SOUTH BEND, Ind. -- A Michiana resident was one phone call away from giving a scammer all of his debit card information. Police say the consequences of revealing your information to a hacker can be devastating.

It started out like any normal day for Joe Denney, until he got an alert via text message.

It said his Visa debit card had been temporarily deactivated. The message listed a 24 hour toll free hotline to call.

Denney made a call, but not to the number in the text message. He called his bank directly.

"I called Notre Dame Federal Credit Union and they said it was not legitimate. They would not ask somebody to call somebody else's phone number. And they certainly wouldn't ask for the debit card number over the phone," said Denney.

If you call the number, the scammers will ask for your debit card number and pin, just what they need to access your bank account.

"In just a few seconds you could lose all your money," said Denney.

Denney didn't fall for it.

Eric Tamashasky, the head of cyber crimes at the st. Joseph county police department, says a lot of victims aren't so lucky.

"The consequences of being a victim of these scams can be very brutal. A lot of times you'll see as a precursor several small charges. And that's the scammer testing to see if it works. Once those go through, then they go to town until the card's maxed out," said Tamashasky.

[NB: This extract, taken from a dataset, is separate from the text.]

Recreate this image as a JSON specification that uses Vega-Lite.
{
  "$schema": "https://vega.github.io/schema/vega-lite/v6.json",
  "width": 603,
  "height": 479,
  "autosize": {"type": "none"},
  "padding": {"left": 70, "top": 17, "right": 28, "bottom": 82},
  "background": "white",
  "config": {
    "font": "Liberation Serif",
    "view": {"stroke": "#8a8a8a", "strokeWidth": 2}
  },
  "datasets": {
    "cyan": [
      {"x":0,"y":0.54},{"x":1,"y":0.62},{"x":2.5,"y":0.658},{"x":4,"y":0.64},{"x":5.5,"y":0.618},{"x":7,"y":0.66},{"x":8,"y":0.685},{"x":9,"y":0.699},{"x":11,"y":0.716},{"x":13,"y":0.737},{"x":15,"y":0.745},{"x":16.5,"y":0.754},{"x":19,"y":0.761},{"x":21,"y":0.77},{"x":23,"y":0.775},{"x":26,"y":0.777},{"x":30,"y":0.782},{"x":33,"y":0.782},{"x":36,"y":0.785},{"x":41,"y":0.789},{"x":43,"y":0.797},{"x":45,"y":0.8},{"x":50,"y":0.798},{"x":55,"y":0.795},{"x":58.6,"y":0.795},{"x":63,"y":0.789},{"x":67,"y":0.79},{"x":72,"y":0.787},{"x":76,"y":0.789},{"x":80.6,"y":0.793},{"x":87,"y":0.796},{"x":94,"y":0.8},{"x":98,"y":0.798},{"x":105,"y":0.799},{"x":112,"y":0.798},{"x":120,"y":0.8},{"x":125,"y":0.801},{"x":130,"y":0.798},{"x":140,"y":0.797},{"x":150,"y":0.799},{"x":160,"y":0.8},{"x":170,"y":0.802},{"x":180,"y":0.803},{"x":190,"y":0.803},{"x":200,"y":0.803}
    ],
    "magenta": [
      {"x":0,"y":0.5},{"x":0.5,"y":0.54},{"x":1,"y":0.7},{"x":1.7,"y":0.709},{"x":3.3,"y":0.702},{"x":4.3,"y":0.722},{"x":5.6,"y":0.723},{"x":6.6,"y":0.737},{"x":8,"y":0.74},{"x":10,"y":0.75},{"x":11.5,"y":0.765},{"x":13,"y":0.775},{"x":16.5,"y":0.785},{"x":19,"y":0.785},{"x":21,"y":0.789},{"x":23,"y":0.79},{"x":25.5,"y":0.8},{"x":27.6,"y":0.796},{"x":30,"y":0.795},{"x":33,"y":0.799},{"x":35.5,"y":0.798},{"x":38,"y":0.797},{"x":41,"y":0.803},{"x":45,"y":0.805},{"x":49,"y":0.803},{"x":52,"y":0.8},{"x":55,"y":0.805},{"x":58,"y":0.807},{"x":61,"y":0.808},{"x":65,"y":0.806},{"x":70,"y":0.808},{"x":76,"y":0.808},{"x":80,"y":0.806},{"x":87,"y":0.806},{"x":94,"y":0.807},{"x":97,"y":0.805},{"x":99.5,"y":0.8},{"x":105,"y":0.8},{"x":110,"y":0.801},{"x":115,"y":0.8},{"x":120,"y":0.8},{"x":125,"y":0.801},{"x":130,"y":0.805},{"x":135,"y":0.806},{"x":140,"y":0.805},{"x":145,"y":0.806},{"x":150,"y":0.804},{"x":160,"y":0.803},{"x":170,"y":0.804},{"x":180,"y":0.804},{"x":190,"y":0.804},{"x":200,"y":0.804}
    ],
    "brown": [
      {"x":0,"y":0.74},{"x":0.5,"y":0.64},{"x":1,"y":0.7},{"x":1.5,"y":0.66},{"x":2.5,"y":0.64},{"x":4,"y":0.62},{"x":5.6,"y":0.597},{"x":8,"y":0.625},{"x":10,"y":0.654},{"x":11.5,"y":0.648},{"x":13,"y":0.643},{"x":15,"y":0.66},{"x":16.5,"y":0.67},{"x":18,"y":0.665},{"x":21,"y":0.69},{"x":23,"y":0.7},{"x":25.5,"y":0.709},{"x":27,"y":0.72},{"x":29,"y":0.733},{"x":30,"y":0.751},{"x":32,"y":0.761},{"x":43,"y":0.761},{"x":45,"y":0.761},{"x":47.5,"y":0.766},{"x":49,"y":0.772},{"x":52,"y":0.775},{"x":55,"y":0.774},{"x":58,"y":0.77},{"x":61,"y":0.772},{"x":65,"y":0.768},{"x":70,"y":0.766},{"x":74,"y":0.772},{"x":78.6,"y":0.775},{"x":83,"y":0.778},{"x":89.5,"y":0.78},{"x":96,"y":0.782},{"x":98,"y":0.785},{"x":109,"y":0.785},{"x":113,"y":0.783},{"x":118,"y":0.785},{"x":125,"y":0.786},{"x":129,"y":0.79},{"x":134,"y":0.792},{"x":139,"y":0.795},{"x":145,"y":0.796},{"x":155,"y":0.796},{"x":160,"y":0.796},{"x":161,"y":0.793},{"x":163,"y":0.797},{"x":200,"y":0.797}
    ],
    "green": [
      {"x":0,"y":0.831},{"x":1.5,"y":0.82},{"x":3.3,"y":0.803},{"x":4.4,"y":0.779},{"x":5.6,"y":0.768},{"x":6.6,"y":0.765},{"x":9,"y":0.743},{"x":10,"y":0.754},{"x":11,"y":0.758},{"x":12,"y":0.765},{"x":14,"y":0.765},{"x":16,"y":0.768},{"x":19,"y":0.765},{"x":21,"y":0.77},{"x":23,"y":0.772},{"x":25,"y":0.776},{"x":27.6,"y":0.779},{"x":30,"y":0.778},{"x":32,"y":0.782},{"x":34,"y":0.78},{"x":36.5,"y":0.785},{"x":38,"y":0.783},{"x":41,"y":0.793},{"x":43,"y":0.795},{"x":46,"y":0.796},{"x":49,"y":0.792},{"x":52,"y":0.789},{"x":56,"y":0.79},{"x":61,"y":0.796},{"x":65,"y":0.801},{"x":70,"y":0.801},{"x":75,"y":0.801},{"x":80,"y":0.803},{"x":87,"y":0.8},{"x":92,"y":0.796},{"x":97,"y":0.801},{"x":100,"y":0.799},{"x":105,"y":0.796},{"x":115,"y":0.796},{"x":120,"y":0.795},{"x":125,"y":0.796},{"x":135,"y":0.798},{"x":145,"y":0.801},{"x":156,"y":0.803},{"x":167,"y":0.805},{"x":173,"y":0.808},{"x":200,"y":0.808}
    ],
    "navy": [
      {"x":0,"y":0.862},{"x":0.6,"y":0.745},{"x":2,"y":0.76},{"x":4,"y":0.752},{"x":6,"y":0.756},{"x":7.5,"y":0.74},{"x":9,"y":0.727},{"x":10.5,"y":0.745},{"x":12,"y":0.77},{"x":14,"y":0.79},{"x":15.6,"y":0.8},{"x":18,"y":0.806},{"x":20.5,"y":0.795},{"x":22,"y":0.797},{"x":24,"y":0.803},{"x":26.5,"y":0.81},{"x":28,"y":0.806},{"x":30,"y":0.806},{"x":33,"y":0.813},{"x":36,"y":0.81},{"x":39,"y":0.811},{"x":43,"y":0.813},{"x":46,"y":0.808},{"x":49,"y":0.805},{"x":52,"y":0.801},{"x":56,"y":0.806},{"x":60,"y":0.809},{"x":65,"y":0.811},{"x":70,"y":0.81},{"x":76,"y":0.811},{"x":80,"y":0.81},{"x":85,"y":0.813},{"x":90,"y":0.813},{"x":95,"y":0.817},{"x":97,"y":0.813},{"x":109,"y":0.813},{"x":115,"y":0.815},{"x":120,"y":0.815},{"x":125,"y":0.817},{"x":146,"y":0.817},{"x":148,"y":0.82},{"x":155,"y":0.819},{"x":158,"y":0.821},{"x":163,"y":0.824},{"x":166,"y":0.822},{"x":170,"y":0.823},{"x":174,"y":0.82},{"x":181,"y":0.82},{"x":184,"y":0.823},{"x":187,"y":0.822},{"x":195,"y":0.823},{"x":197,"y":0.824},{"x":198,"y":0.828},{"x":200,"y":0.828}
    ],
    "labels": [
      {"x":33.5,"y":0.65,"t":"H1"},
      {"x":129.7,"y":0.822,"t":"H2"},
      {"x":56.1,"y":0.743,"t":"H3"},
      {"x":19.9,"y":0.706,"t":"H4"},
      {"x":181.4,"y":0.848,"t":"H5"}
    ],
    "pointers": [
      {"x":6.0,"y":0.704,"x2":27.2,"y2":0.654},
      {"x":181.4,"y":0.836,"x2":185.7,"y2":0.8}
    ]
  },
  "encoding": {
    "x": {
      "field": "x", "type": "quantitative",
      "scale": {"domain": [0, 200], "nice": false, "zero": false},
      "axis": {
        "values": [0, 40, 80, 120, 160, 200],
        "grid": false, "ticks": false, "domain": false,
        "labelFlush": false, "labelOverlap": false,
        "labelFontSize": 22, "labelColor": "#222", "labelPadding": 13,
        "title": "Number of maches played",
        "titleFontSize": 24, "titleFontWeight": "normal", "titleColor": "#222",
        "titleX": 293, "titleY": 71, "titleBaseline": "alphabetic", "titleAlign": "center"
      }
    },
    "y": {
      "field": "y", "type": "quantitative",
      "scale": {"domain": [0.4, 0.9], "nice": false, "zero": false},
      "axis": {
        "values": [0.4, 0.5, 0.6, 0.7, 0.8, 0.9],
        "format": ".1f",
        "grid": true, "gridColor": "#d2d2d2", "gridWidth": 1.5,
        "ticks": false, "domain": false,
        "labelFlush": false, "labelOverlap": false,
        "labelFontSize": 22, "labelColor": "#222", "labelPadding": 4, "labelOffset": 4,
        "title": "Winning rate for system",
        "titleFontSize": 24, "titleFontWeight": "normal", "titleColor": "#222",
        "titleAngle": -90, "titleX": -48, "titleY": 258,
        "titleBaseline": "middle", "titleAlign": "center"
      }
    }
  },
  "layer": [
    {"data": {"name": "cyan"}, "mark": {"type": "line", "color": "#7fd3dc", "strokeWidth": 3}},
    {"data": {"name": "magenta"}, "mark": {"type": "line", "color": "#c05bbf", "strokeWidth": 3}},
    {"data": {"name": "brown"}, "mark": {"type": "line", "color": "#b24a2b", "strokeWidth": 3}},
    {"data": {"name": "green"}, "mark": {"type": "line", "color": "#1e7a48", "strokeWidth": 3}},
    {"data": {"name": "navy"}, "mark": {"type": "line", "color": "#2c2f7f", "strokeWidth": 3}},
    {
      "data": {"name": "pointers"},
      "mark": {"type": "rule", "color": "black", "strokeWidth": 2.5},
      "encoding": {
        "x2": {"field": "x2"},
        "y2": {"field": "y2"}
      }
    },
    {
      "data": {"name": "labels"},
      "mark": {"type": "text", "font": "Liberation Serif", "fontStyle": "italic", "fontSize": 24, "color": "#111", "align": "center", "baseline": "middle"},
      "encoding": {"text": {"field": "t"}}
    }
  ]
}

Unfortunately a lot of those scammers are never caught.

But there are ways to make sure it doesn't it happen to you.

"The best way people can protect themselves from these kinds of scams is not to participate. If you get a text message that says you won something, you didn't delete it. Your grandkids aren't in a Mexican jail you don't have to wire money anywhere," said Tamashasky.

If you've received any text message asking you for credit card information, contact your bank before proving any information.

Also if you know about any scams, report them to the Internet Crime Complaint Center.